## Supplied material
------

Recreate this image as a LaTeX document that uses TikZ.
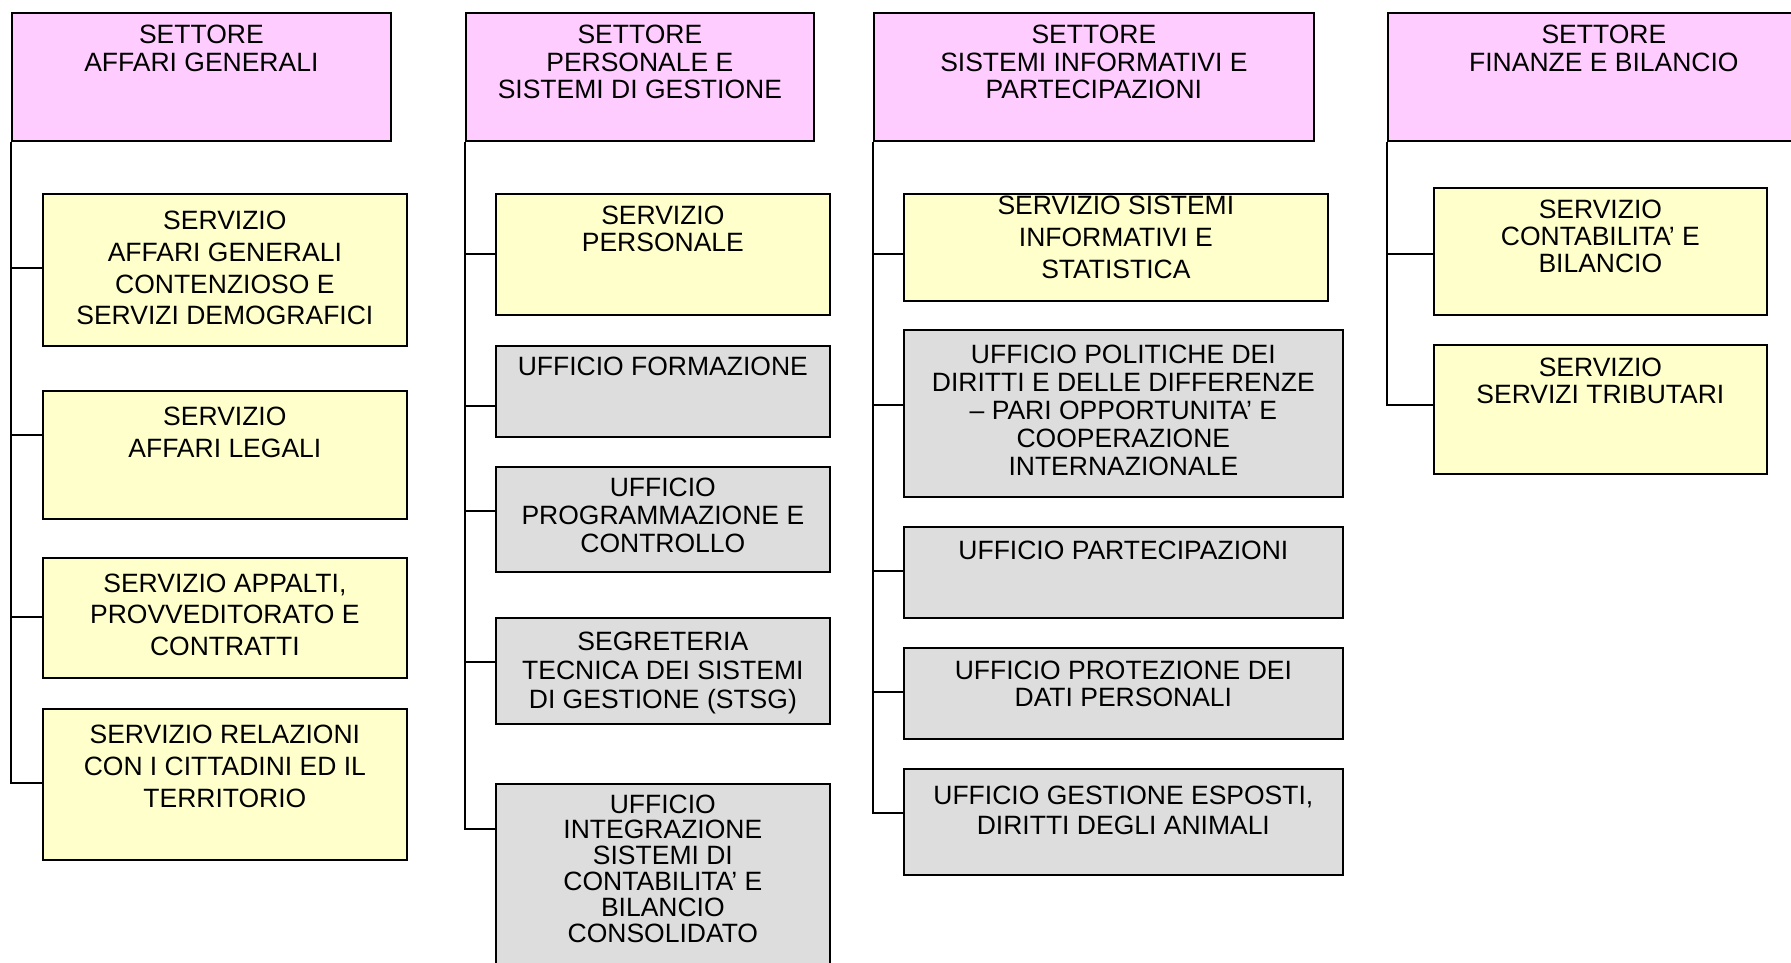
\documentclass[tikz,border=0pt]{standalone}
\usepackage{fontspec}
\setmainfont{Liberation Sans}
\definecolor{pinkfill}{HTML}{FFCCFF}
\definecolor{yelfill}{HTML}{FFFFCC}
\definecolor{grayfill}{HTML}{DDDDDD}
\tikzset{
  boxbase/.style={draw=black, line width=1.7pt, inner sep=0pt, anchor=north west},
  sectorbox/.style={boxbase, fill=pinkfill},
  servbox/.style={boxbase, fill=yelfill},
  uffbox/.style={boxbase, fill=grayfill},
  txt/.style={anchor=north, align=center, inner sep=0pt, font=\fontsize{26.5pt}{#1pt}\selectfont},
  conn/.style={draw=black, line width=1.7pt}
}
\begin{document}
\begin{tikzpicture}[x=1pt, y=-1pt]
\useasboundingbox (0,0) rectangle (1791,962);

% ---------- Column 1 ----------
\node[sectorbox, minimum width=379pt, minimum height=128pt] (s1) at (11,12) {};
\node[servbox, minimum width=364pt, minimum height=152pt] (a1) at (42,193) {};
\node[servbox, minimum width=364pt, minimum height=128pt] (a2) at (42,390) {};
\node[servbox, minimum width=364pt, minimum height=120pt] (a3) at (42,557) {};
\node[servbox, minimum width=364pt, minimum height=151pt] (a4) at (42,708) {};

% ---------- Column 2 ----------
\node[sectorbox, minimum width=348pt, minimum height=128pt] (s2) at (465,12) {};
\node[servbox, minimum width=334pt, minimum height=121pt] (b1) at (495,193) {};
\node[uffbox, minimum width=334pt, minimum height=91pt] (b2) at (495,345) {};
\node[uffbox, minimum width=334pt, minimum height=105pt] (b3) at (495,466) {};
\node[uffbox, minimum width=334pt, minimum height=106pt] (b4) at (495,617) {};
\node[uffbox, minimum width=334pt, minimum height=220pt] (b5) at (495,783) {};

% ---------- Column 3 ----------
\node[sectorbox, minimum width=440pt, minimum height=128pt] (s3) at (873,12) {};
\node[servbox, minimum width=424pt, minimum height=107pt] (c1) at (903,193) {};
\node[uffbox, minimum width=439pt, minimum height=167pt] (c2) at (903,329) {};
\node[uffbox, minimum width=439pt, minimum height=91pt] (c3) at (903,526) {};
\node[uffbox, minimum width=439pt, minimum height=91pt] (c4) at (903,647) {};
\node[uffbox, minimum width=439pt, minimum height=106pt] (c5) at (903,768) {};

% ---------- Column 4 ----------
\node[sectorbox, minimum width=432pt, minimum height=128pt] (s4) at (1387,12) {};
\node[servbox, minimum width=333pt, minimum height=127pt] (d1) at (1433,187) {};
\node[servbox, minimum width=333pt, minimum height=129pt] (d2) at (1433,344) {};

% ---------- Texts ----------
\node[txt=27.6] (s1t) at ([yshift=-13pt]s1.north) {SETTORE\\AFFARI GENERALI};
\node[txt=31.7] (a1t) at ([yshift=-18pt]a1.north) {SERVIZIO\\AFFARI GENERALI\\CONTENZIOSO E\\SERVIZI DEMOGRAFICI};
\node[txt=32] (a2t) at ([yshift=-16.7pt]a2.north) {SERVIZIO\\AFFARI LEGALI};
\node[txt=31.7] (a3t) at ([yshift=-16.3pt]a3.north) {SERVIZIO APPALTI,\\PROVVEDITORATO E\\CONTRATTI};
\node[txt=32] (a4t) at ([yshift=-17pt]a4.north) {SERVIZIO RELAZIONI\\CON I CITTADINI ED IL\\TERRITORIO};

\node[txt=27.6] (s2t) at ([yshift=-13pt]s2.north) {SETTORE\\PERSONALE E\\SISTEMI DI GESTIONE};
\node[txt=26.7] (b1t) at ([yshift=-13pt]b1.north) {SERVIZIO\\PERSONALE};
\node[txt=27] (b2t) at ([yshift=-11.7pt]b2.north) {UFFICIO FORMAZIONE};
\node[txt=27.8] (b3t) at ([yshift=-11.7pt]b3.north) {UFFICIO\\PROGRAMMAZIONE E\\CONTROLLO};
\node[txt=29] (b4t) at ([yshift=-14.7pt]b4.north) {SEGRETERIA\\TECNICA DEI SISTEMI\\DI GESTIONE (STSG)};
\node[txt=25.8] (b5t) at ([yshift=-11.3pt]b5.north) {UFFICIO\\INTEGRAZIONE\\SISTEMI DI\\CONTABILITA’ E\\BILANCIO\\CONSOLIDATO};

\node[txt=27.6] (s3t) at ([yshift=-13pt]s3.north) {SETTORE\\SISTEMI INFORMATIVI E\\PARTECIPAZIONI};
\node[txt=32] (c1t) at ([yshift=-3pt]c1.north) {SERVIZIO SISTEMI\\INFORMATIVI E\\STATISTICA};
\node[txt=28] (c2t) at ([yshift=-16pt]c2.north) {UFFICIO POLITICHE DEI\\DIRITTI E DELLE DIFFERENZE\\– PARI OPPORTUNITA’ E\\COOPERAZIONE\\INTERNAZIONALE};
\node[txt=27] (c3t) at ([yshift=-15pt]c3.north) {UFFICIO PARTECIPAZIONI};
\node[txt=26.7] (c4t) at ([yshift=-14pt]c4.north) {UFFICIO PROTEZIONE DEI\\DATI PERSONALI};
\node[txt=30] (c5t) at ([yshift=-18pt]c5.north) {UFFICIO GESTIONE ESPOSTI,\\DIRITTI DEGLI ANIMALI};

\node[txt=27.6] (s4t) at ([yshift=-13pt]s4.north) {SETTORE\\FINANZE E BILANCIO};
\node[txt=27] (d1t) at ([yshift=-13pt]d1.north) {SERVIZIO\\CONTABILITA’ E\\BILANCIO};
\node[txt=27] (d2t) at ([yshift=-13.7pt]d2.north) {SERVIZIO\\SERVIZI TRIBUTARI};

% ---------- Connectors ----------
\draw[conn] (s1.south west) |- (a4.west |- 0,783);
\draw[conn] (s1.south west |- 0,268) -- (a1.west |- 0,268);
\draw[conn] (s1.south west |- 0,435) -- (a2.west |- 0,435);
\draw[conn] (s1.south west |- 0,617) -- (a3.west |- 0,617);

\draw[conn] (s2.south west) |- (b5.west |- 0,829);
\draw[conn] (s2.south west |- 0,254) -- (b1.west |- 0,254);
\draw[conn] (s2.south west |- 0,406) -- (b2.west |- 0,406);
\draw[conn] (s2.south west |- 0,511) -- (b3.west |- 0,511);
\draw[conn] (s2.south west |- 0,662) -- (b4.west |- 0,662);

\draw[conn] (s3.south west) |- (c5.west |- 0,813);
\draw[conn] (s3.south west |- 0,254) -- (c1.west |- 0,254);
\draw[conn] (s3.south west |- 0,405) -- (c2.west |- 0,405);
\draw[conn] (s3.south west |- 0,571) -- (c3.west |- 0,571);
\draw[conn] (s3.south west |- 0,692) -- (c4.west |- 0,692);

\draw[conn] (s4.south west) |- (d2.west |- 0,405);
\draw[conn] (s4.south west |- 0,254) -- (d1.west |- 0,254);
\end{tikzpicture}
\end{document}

------

## Written exercise
Set down again, exactly, the lines of the material above from its first line to the one with "(0,0) rectangle (1791,962);", inclusive. Leave the pictures out.

## The reply
Recreate this image as a LaTeX document that uses TikZ.
\documentclass[tikz,border=0pt]{standalone}
\usepackage{fontspec}
\setmainfont{Liberation Sans}
\definecolor{pinkfill}{HTML}{FFCCFF}
\definecolor{yelfill}{HTML}{FFFFCC}
\definecolor{grayfill}{HTML}{DDDDDD}
\tikzset{
  boxbase/.style={draw=black, line width=1.7pt, inner sep=0pt, anchor=north west},
  sectorbox/.style={boxbase, fill=pinkfill},
  servbox/.style={boxbase, fill=yelfill},
  uffbox/.style={boxbase, fill=grayfill},
  txt/.style={anchor=north, align=center, inner sep=0pt, font=\fontsize{26.5pt}{#1pt}\selectfont},
  conn/.style={draw=black, line width=1.7pt}
}
\begin{document}
\begin{tikzpicture}[x=1pt, y=-1pt]
\useasboundingbox (0,0) rectangle (1791,962);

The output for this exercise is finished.